Start of Input data
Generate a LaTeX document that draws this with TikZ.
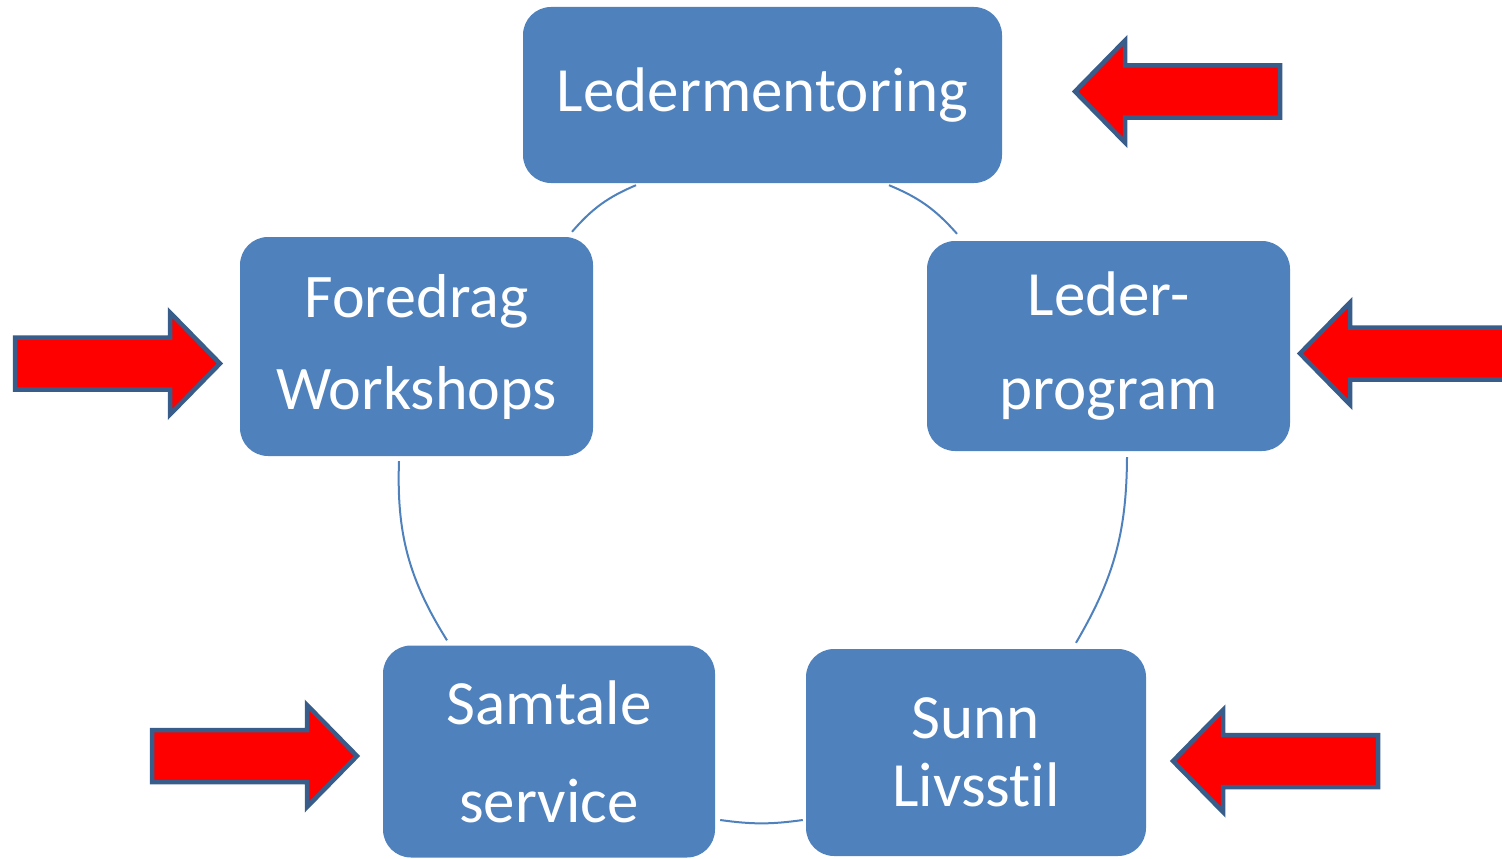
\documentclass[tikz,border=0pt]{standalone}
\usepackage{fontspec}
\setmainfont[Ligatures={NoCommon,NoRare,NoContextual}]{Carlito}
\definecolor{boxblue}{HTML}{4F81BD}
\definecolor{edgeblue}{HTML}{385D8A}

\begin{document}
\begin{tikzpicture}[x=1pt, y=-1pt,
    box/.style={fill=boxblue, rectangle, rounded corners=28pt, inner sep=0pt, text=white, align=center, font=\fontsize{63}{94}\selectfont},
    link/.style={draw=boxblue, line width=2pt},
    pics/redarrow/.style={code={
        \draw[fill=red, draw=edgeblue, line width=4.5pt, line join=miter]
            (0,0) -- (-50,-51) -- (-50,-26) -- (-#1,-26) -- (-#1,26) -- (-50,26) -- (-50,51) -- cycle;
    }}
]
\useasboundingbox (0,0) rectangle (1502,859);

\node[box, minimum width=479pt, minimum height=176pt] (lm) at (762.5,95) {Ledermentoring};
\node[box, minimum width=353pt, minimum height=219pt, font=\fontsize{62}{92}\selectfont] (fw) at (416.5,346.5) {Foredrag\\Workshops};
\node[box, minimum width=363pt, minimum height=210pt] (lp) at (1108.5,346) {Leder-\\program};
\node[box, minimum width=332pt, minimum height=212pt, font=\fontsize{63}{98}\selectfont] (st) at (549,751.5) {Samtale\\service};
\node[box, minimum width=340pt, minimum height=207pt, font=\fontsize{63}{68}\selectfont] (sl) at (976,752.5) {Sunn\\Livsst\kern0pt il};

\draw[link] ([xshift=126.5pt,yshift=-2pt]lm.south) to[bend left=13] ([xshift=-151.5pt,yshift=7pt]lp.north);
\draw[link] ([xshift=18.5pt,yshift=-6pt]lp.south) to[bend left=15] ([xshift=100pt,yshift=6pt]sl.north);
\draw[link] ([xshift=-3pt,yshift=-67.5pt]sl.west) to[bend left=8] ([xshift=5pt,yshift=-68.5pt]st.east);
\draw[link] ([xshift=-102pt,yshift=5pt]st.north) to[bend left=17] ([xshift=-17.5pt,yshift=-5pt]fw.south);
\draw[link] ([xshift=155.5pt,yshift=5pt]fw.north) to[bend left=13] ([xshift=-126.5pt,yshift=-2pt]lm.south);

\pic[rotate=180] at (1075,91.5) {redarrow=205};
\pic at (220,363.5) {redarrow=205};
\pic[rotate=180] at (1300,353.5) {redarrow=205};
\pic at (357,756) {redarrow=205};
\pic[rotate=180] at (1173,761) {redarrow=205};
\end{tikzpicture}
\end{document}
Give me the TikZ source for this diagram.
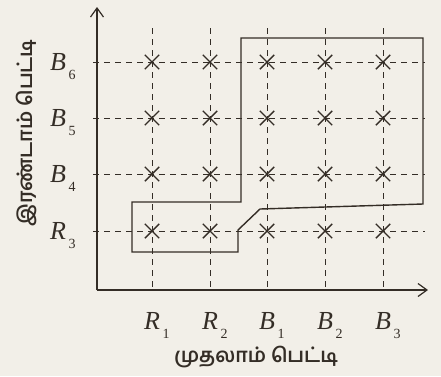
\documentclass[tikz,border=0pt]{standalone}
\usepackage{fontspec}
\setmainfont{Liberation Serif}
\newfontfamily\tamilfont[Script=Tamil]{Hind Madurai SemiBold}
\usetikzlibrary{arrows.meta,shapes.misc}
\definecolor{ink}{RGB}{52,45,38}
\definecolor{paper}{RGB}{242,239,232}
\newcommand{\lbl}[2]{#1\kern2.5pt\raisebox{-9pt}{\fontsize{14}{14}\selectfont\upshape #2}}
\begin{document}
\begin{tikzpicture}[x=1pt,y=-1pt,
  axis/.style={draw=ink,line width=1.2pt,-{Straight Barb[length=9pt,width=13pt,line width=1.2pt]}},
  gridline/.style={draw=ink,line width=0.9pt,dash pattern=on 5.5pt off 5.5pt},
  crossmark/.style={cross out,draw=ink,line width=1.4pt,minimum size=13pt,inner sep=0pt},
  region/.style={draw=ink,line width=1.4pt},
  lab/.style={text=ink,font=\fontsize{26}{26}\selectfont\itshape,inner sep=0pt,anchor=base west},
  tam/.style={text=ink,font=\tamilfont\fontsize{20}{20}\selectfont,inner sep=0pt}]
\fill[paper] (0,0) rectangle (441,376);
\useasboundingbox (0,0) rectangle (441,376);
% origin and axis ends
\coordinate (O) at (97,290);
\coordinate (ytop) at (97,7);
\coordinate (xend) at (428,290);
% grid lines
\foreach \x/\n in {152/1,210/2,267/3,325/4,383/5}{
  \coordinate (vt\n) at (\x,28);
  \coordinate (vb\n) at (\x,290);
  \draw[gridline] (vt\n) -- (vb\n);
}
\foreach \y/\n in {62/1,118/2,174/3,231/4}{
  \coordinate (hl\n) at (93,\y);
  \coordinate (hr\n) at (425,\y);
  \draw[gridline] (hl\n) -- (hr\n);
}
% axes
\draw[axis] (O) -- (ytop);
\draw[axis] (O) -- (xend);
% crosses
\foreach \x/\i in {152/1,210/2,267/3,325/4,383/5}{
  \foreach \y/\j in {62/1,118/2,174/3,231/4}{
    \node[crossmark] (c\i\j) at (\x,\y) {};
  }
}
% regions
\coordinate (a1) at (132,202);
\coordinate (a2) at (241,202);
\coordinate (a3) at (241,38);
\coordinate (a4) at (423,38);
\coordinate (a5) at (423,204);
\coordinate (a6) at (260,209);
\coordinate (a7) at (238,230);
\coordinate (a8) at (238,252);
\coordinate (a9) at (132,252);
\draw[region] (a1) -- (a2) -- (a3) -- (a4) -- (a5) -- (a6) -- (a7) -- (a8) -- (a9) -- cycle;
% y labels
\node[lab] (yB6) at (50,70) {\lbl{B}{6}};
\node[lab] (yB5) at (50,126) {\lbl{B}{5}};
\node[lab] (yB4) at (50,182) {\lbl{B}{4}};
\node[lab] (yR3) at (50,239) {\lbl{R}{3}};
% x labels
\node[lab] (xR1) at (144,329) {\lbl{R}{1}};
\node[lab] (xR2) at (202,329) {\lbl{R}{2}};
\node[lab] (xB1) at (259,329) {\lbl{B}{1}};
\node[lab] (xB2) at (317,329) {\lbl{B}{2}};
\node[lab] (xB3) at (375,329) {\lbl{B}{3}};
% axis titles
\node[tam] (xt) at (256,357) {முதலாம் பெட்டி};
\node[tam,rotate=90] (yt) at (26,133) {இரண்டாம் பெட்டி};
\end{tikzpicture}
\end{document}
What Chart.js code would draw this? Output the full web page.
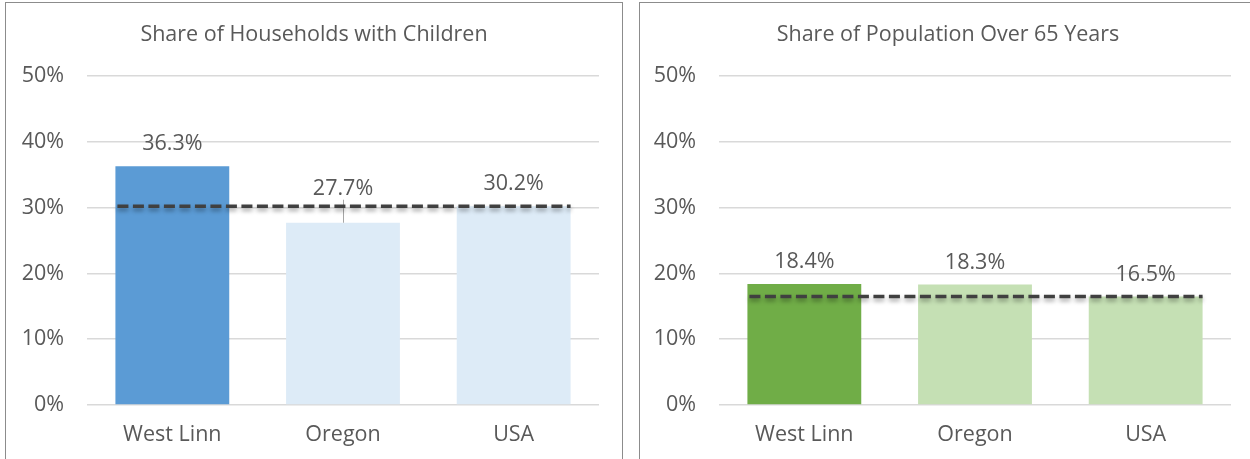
End of Input data
Print every entry above again without changing a word, and omit the pictures.

#### [Result for this task]
Generate a LaTeX document that draws this with TikZ.
\documentclass[tikz,border=0pt]{standalone}
\usepackage{fontspec}
\setmainfont[Ligatures={NoCommon,NoRare,NoContextual}]{Carlito}
\definecolor{boxblue}{HTML}{4F81BD}
\definecolor{edgeblue}{HTML}{385D8A}

\begin{document}
\begin{tikzpicture}[x=1pt, y=-1pt,
    box/.style={fill=boxblue, rectangle, rounded corners=28pt, inner sep=0pt, text=white, align=center, font=\fontsize{63}{94}\selectfont},
    link/.style={draw=boxblue, line width=2pt},
    pics/redarrow/.style={code={
        \draw[fill=red, draw=edgeblue, line width=4.5pt, line join=miter]
            (0,0) -- (-50,-51) -- (-50,-26) -- (-#1,-26) -- (-#1,26) -- (-50,26) -- (-50,51) -- cycle;
    }}
]
\useasboundingbox (0,0) rectangle (1502,859);

\node[box, minimum width=479pt, minimum height=176pt] (lm) at (762.5,95) {Ledermentoring};
\node[box, minimum width=353pt, minimum height=219pt, font=\fontsize{62}{92}\selectfont] (fw) at (416.5,346.5) {Foredrag\\Workshops};
\node[box, minimum width=363pt, minimum height=210pt] (lp) at (1108.5,346) {Leder-\\program};
\node[box, minimum width=332pt, minimum height=212pt, font=\fontsize{63}{98}\selectfont] (st) at (549,751.5) {Samtale\\service};
\node[box, minimum width=340pt, minimum height=207pt, font=\fontsize{63}{68}\selectfont] (sl) at (976,752.5) {Sunn\\Livsst\kern0pt il};

\draw[link] ([xshift=126.5pt,yshift=-2pt]lm.south) to[bend left=13] ([xshift=-151.5pt,yshift=7pt]lp.north);
\draw[link] ([xshift=18.5pt,yshift=-6pt]lp.south) to[bend left=15] ([xshift=100pt,yshift=6pt]sl.north);
\draw[link] ([xshift=-3pt,yshift=-67.5pt]sl.west) to[bend left=8] ([xshift=5pt,yshift=-68.5pt]st.east);
\draw[link] ([xshift=-102pt,yshift=5pt]st.north) to[bend left=17] ([xshift=-17.5pt,yshift=-5pt]fw.south);
\draw[link] ([xshift=155.5pt,yshift=5pt]fw.north) to[bend left=13] ([xshift=-126.5pt,yshift=-2pt]lm.south);

\pic[rotate=180] at (1075,91.5) {redarrow=205};
\pic at (220,363.5) {redarrow=205};
\pic[rotate=180] at (1300,353.5) {redarrow=205};
\pic at (357,756) {redarrow=205};
\pic[rotate=180] at (1173,761) {redarrow=205};
\end{tikzpicture}
\end{document}
Give me the TikZ source for this diagram.
\documentclass[tikz,border=0pt]{standalone}
\usepackage{fontspec}
\setmainfont{Liberation Serif}
\newfontfamily\tamilfont[Script=Tamil]{Hind Madurai SemiBold}
\usetikzlibrary{arrows.meta,shapes.misc}
\definecolor{ink}{RGB}{52,45,38}
\definecolor{paper}{RGB}{242,239,232}
\newcommand{\lbl}[2]{#1\kern2.5pt\raisebox{-9pt}{\fontsize{14}{14}\selectfont\upshape #2}}
\begin{document}
\begin{tikzpicture}[x=1pt,y=-1pt,
  axis/.style={draw=ink,line width=1.2pt,-{Straight Barb[length=9pt,width=13pt,line width=1.2pt]}},
  gridline/.style={draw=ink,line width=0.9pt,dash pattern=on 5.5pt off 5.5pt},
  crossmark/.style={cross out,draw=ink,line width=1.4pt,minimum size=13pt,inner sep=0pt},
  region/.style={draw=ink,line width=1.4pt},
  lab/.style={text=ink,font=\fontsize{26}{26}\selectfont\itshape,inner sep=0pt,anchor=base west},
  tam/.style={text=ink,font=\tamilfont\fontsize{20}{20}\selectfont,inner sep=0pt}]
\fill[paper] (0,0) rectangle (441,376);
\useasboundingbox (0,0) rectangle (441,376);
% origin and axis ends
\coordinate (O) at (97,290);
\coordinate (ytop) at (97,7);
\coordinate (xend) at (428,290);
% grid lines
\foreach \x/\n in {152/1,210/2,267/3,325/4,383/5}{
  \coordinate (vt\n) at (\x,28);
  \coordinate (vb\n) at (\x,290);
  \draw[gridline] (vt\n) -- (vb\n);
}
\foreach \y/\n in {62/1,118/2,174/3,231/4}{
  \coordinate (hl\n) at (93,\y);
  \coordinate (hr\n) at (425,\y);
  \draw[gridline] (hl\n) -- (hr\n);
}
% axes
\draw[axis] (O) -- (ytop);
\draw[axis] (O) -- (xend);
% crosses
\foreach \x/\i in {152/1,210/2,267/3,325/4,383/5}{
  \foreach \y/\j in {62/1,118/2,174/3,231/4}{
    \node[crossmark] (c\i\j) at (\x,\y) {};
  }
}
% regions
\coordinate (a1) at (132,202);
\coordinate (a2) at (241,202);
\coordinate (a3) at (241,38);
\coordinate (a4) at (423,38);
\coordinate (a5) at (423,204);
\coordinate (a6) at (260,209);
\coordinate (a7) at (238,230);
\coordinate (a8) at (238,252);
\coordinate (a9) at (132,252);
\draw[region] (a1) -- (a2) -- (a3) -- (a4) -- (a5) -- (a6) -- (a7) -- (a8) -- (a9) -- cycle;
% y labels
\node[lab] (yB6) at (50,70) {\lbl{B}{6}};
\node[lab] (yB5) at (50,126) {\lbl{B}{5}};
\node[lab] (yB4) at (50,182) {\lbl{B}{4}};
\node[lab] (yR3) at (50,239) {\lbl{R}{3}};
% x labels
\node[lab] (xR1) at (144,329) {\lbl{R}{1}};
\node[lab] (xR2) at (202,329) {\lbl{R}{2}};
\node[lab] (xB1) at (259,329) {\lbl{B}{1}};
\node[lab] (xB2) at (317,329) {\lbl{B}{2}};
\node[lab] (xB3) at (375,329) {\lbl{B}{3}};
% axis titles
\node[tam] (xt) at (256,357) {முதலாம் பெட்டி};
\node[tam,rotate=90] (yt) at (26,133) {இரண்டாம் பெட்டி};
\end{tikzpicture}
\end{document}
What Chart.js code would draw this? Output the full web page.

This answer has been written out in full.